Records for processing —
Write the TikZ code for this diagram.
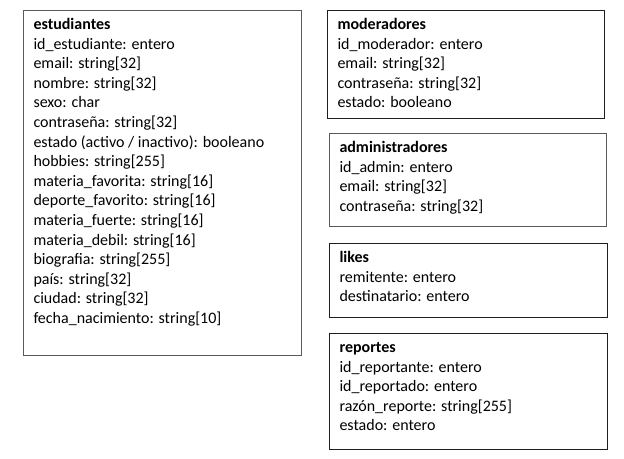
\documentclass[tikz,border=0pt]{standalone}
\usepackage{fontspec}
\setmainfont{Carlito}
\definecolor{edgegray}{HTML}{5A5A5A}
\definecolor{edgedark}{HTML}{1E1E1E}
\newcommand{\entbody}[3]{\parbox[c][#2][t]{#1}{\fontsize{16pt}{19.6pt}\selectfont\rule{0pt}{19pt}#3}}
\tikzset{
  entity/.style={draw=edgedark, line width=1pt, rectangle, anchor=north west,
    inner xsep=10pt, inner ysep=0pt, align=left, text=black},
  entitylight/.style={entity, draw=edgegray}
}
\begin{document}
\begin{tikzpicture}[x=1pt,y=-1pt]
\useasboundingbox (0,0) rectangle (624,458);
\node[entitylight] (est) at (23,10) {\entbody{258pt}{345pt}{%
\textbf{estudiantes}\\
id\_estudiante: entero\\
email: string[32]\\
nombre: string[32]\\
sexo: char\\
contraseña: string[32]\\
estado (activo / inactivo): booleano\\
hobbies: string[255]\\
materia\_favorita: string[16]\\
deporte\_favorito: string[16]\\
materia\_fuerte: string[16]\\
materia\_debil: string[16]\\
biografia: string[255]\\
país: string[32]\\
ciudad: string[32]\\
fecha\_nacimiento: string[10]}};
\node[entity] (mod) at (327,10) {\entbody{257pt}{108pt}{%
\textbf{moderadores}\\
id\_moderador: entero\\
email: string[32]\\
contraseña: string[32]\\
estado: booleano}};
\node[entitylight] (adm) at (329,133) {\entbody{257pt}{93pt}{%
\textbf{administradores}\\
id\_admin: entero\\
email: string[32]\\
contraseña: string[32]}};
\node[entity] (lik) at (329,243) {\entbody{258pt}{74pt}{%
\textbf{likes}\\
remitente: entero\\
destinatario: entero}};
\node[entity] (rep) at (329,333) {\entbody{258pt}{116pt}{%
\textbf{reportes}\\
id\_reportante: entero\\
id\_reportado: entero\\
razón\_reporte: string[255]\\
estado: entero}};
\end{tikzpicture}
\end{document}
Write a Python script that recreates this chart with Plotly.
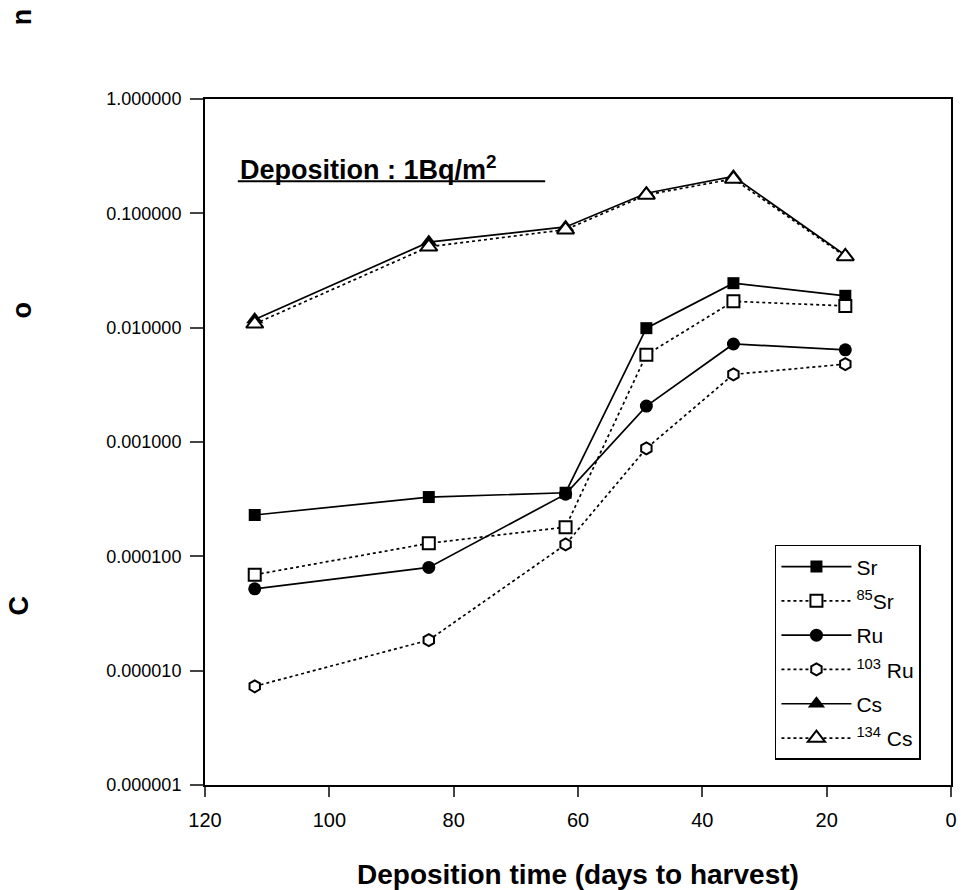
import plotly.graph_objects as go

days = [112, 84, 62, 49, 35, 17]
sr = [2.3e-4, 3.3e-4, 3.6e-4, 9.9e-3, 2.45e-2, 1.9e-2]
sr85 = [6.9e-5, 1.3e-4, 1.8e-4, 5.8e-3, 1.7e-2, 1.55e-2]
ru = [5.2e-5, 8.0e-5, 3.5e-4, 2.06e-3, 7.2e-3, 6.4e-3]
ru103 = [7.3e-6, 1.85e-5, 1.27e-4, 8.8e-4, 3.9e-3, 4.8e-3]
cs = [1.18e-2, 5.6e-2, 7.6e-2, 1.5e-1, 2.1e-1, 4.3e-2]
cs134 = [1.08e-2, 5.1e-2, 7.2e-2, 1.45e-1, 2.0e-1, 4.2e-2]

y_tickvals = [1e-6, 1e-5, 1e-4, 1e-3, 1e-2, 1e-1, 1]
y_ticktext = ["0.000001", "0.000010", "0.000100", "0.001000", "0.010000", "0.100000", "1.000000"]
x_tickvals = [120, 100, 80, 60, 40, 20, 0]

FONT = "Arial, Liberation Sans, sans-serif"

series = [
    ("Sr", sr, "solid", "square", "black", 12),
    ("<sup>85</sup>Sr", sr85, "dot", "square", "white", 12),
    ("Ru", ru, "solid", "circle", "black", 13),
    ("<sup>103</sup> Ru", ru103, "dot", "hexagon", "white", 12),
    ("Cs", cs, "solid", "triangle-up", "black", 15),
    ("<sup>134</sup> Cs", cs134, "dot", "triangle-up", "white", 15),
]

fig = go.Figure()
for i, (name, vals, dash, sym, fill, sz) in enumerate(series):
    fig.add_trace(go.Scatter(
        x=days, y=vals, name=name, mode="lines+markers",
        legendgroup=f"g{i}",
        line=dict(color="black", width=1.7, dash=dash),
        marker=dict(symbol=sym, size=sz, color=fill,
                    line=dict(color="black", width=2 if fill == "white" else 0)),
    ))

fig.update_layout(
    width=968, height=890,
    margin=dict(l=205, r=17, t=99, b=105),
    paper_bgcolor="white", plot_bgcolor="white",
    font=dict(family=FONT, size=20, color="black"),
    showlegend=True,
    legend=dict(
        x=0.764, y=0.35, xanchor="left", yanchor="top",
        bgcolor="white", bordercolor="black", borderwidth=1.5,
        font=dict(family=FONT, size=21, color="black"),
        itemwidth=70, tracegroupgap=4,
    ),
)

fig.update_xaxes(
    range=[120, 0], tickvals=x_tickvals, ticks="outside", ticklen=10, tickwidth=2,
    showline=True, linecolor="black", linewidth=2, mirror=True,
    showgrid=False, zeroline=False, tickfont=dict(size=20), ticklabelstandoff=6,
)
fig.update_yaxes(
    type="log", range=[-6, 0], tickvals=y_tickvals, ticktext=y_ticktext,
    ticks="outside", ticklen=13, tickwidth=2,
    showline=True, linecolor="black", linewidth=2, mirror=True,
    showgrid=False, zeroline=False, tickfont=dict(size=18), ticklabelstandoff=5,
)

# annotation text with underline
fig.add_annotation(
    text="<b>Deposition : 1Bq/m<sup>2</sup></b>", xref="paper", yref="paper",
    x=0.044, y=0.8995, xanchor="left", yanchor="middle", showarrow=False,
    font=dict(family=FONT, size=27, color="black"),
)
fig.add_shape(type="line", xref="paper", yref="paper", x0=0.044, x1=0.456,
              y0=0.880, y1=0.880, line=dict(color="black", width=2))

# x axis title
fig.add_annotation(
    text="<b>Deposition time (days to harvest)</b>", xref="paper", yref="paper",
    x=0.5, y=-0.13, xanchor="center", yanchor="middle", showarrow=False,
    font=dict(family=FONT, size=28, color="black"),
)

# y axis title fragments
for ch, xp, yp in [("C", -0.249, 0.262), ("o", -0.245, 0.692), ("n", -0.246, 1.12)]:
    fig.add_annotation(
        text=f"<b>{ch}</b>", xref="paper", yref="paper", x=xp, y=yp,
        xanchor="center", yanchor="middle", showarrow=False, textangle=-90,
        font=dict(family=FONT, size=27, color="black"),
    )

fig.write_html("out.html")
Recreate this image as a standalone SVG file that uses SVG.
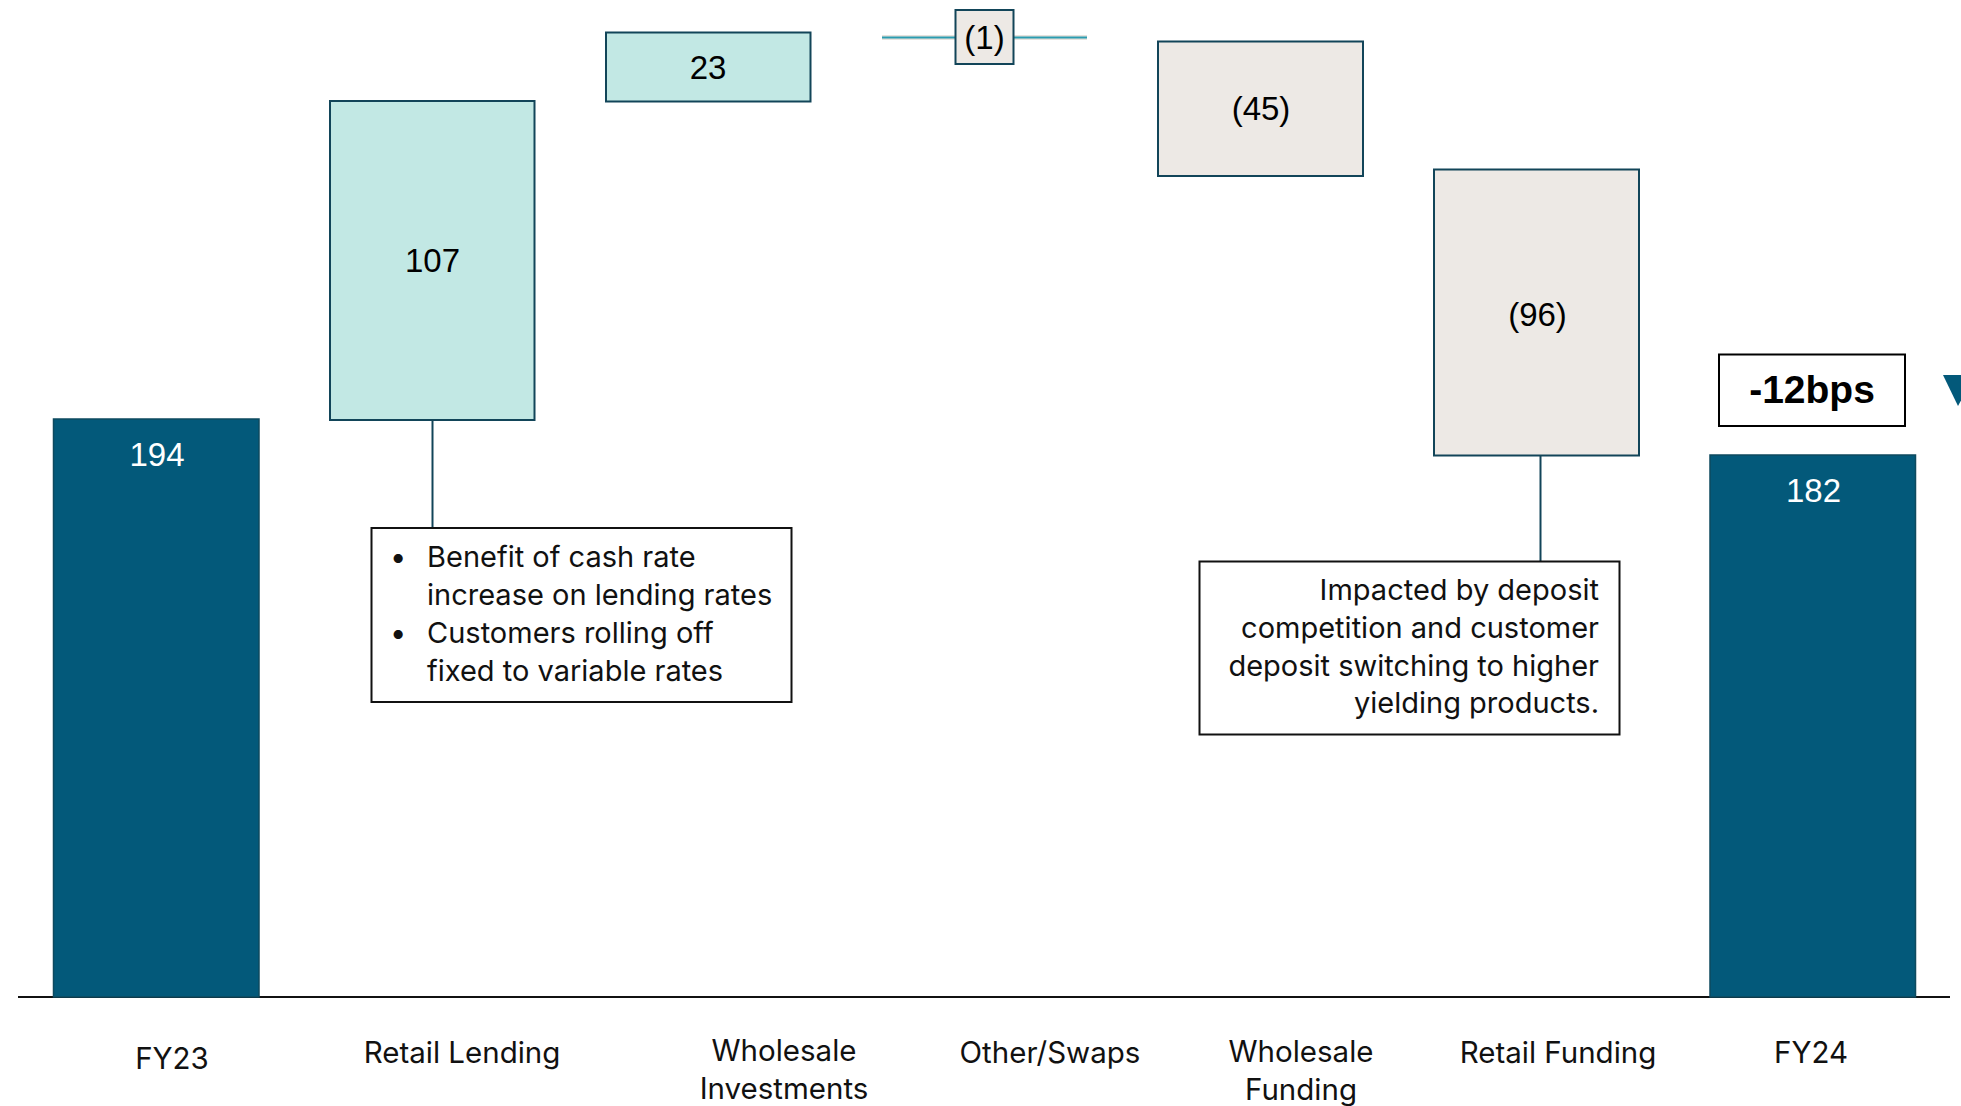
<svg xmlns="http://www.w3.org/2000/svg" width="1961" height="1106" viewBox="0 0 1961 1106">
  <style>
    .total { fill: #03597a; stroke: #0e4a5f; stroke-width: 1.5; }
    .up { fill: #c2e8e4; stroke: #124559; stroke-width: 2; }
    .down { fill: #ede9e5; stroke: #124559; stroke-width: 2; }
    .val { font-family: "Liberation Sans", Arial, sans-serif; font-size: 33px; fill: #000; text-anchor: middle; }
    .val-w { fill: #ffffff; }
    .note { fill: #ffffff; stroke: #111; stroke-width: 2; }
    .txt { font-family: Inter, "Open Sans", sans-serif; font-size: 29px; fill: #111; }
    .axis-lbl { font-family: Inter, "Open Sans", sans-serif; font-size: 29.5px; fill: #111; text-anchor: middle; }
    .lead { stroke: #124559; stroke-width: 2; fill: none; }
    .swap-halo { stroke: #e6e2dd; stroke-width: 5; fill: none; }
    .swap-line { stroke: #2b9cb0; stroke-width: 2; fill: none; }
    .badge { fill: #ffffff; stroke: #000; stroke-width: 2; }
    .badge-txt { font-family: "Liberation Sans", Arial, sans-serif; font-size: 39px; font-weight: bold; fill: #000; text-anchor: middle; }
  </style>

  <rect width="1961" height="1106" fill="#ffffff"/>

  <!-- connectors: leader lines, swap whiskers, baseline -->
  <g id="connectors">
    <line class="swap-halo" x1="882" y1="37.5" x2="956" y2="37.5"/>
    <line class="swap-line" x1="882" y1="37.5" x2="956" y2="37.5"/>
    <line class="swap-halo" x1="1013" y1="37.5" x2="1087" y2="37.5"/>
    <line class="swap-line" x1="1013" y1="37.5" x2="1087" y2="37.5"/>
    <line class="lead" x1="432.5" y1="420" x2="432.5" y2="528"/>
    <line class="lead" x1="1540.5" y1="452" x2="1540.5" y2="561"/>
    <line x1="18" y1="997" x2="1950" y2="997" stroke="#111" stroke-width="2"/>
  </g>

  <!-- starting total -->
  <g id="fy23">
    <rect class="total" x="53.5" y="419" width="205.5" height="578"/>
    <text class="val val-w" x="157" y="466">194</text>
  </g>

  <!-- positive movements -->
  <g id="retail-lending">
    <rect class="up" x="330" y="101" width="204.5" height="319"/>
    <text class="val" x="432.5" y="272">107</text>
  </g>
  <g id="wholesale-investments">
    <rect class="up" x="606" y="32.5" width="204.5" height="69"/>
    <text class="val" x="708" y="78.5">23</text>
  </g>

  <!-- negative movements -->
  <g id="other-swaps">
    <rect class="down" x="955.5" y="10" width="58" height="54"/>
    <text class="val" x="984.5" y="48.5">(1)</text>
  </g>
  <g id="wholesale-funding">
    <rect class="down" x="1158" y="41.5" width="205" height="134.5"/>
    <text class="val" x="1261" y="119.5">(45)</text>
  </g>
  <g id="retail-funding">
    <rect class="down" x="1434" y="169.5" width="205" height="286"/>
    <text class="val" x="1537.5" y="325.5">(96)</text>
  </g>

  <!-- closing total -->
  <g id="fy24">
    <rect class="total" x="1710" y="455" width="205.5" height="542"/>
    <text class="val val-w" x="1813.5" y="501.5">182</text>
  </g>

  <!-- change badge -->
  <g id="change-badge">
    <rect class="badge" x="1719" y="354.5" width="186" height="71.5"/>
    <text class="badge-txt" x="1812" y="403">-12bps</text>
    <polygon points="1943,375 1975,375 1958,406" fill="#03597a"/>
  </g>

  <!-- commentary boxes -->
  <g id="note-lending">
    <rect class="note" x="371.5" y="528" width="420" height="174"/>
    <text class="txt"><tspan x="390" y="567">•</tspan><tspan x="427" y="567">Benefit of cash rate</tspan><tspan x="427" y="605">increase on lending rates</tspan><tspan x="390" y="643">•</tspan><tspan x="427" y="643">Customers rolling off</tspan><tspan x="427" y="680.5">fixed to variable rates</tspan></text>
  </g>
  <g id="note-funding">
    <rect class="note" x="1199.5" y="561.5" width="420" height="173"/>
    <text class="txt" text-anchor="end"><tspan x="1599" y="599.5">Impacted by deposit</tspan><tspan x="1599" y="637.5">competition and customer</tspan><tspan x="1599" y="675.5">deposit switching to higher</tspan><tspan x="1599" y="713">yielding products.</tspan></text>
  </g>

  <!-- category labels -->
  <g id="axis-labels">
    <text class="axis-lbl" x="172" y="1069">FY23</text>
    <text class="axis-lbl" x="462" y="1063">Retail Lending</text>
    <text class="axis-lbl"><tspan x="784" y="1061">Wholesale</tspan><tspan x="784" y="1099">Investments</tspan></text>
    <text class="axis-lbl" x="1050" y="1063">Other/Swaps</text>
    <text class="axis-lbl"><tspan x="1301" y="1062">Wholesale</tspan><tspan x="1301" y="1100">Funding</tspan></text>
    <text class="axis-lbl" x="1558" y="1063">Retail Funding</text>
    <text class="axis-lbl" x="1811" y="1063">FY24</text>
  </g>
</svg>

Directions for this task — Transcribe, leaving out pictures, each line from the one containing "Write a Python" through the one containing "cs134 = [1.08e-2, 5.1e-2, 7.2e-2, 1.45e-1, 2.0e-1, 4.2e-2]".

Answer for the task —
Write a Python script that recreates this chart with Plotly.
import plotly.graph_objects as go

days = [112, 84, 62, 49, 35, 17]
sr = [2.3e-4, 3.3e-4, 3.6e-4, 9.9e-3, 2.45e-2, 1.9e-2]
sr85 = [6.9e-5, 1.3e-4, 1.8e-4, 5.8e-3, 1.7e-2, 1.55e-2]
ru = [5.2e-5, 8.0e-5, 3.5e-4, 2.06e-3, 7.2e-3, 6.4e-3]
ru103 = [7.3e-6, 1.85e-5, 1.27e-4, 8.8e-4, 3.9e-3, 4.8e-3]
cs = [1.18e-2, 5.6e-2, 7.6e-2, 1.5e-1, 2.1e-1, 4.3e-2]
cs134 = [1.08e-2, 5.1e-2, 7.2e-2, 1.45e-1, 2.0e-1, 4.2e-2]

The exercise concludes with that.